One argument is that, because C ABI changes are painful, and
processors may introduce larger atomic operations in the future, we
should try to design the atomics implementation in such a way that it
can take advantage of future instruction sets without needing an ABI
change.

The other argument (apologies if I misstate this) is that atomics
larger than 2 pointers aren't useful, so we shouldn't make anything
more expensive than today's implementation needs, just to support
hypothetical instructions that processors may never implement.

If any of the processor designers on this list want to chime in, this
would be a good time to do so, so the wrong decision doesn't get
written in stone until the next ABI change.

Thanks,
Jeffrey

This is more-or-less my argument, but allow me the privilege of restating.

First, the basic rules of the language. For essentially any type T,
there is a type _Atomic(T). Objects of this type guarantee atomic
access to the value, using one of four operations: load, store,
exchange, and compare-and-exchange. Since T is arbitrary, at
least some types will require the use of locks "under the hood" —
consider a 2k struct. Obviously, we don't want to use locks if we
don't have to.

_Atomic(T) is allowed to be larger and/or more aligned than T, which
gives us some flexibility. It's also illegal to access an _Atomic(T)
object except through specific functions, which gives us some more
flexibility. So that's good.

In an unchanging world, the implementation choices here would be
completely obvious:
  1. The target processor can natively support the four atomic
      operations on certain operand sizes, given adequate alignment.
  2. If T isn't too large for all of those, we give _Atomic(T) the size
      and alignment of the best match, and we directly emit the
      appropriate instructions for the operations.
  3a. Otherwise, we're going to need a lock, so we give _Atomic(T)
      the normal size and alignment of T, and we issue calls to the
      C runtime library to do all the operations for us under a global
      lock (probably a striped spin lock).

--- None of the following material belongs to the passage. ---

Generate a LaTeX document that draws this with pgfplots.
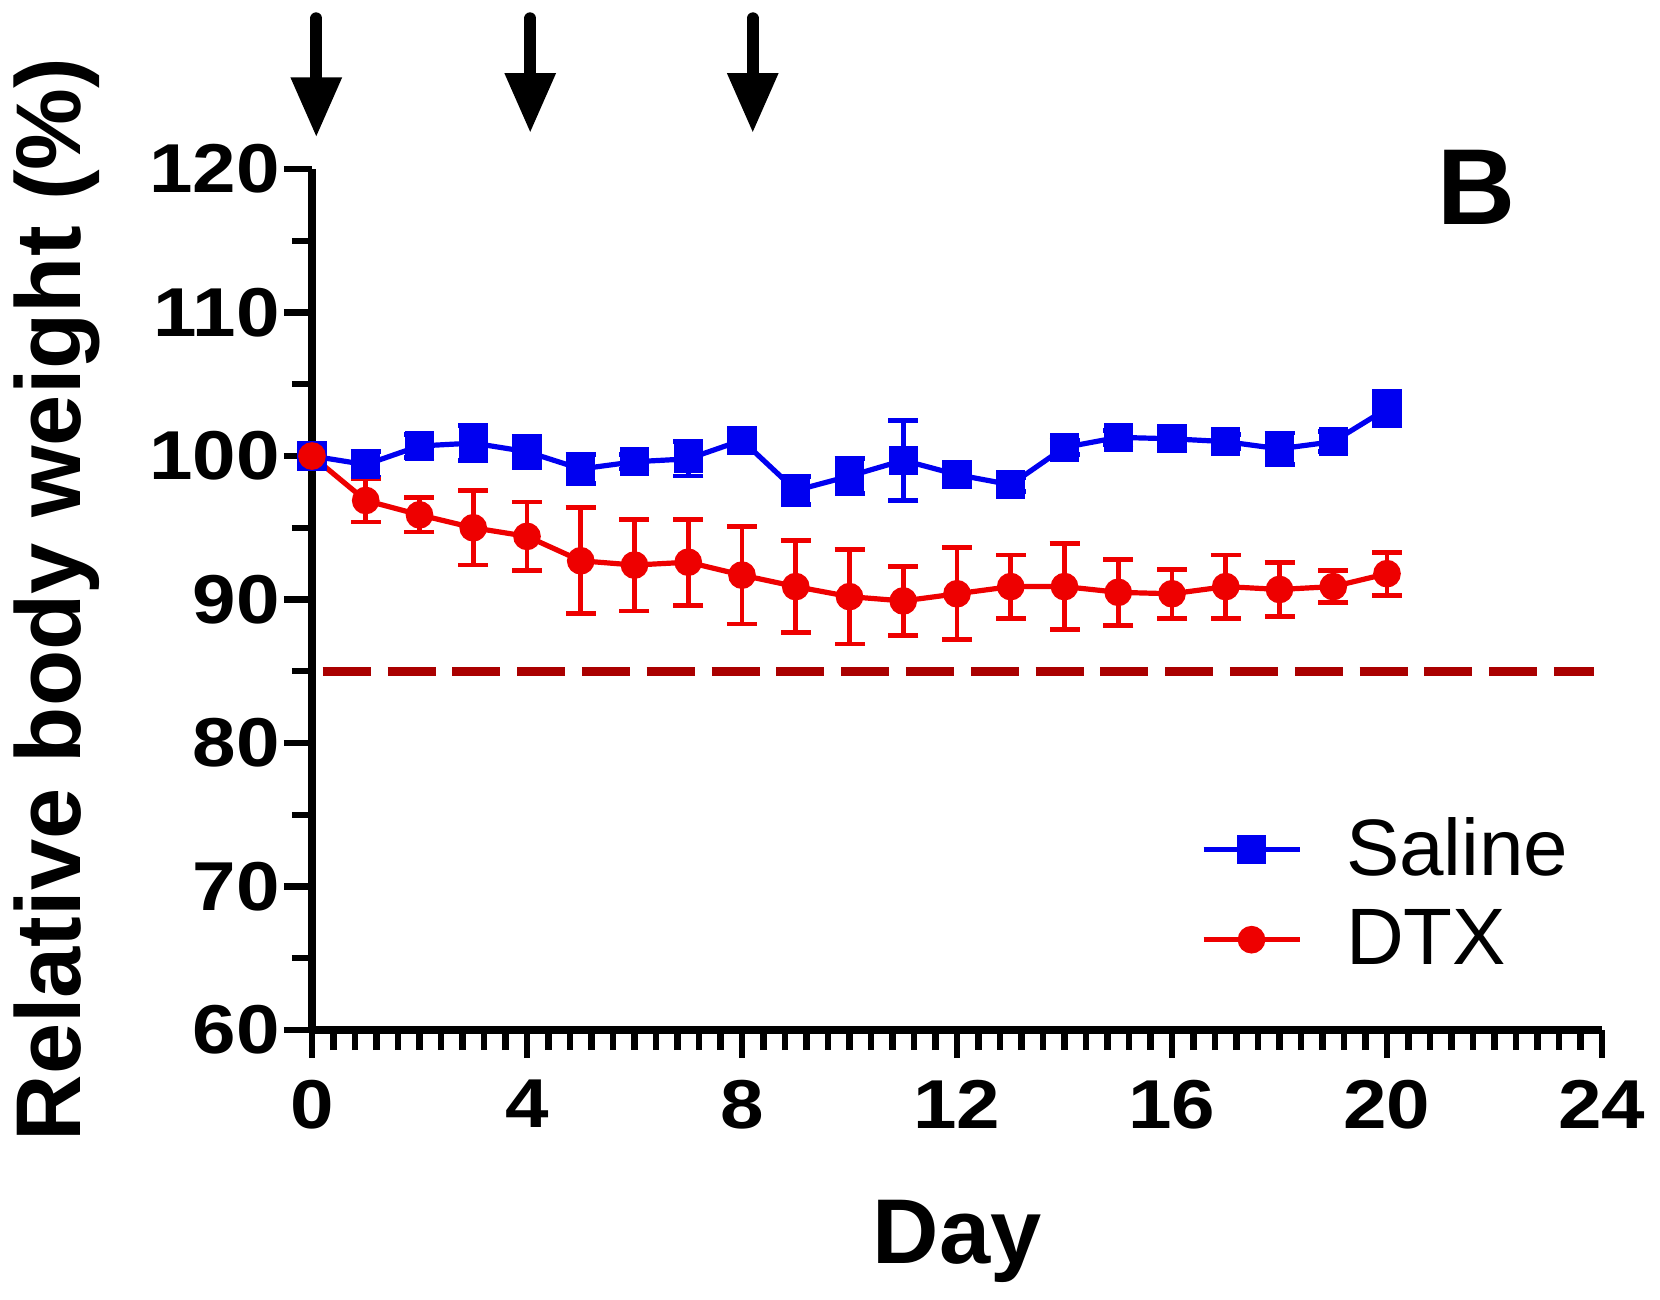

But the world isn't unchanging; several major processor ISAs,
including x86-32, x86-64, and ARM, are all regularly extended
with new instructions. So now (3a) isn't necessarily the right thing
to do: suppose that ARM develops a new "Wide Atomics
Extension" (WAE), and now armv13 chips can do lock-free
operations on 32-byte operands if they're 32-byte-aligned. We
can make the C runtime functions on WAE-compliant systems
check for 32-byte operands that are also 32-byte-aligned and
just use the new instructions, but if the compiler isn't making
objects large enough or aligned enough, that might not kick in,
and then we'll be stuck using locks in situations where it's
ideally unnecessary.

So there's an alternative proposal:
  3b. If T is small enough that it's plausible that the ISA might grow
      new atomic operations for it, then we should make _Atomic(T)
      an adequate size and alignment for those operations.
      Specifically, we should do this for sizes 16, 32, and 64, as it's
      plausible that atomics might grow to a full cache line, but
      no larger.

Okay, now the arguments. I see them like this:

A. We have to make a decision. We can't make _Atomic(T) larger
or more aligned for an existing type T without changing the ABI.

A1. However, if a language extension adds a new type, that type
can be given new rules.

B. If sizeof(T) isn't a power of 2, (3a) makes _Atomic(T) smaller
than it would be under (3b).

C. (3a) makes _Atomic(T) less aligned than it would be under (3b),
reducing the amount of wasted space when it's embedded in a
struct.

D. Space usage is also important for performance, so (B) and (C)
are bad. They're particularly unconscionable if they don't gain us
anything.

E. Under low contention, a good spin-locking implementation is
probably slower than native atomic operations by ~3-4x. That's
bad, but it's still quite cheap in the large scale of things.

F. Making the C runtime functions check for WAE-compatible
operands is not free.

G. (3b) has no advantage at all if the ISA never grows something
like WAE.

H. I don't see as likely that anybody would implement something
like WAE.

H1. For one, I don't know of any current chips at all that support
atomics on operands larger than two pointers, except
transactional-memory chips that obviously don't have this problem
in the first place.

H2. Nor do I know of any plans for such an extension, or even
serious proposals for one.

H3. I also don't know of anyone who would find this particularly
useful; having (say) a locklessly atomic quartet of pointers is
not obviously more powerful than having a locklessly atomic
pair of pointers. So the risk of making this less efficient is not
terribly disappointing to me.

I. It is easy enough to add a language extension, say a new
attribute, which changes a specific _Atomic(T) lock-free even
if the ABI says they're generally not.

So in the final analysis, I think future-proofing for the possibility
of WAE would waste memory for no reasonable prospect of gain.

John.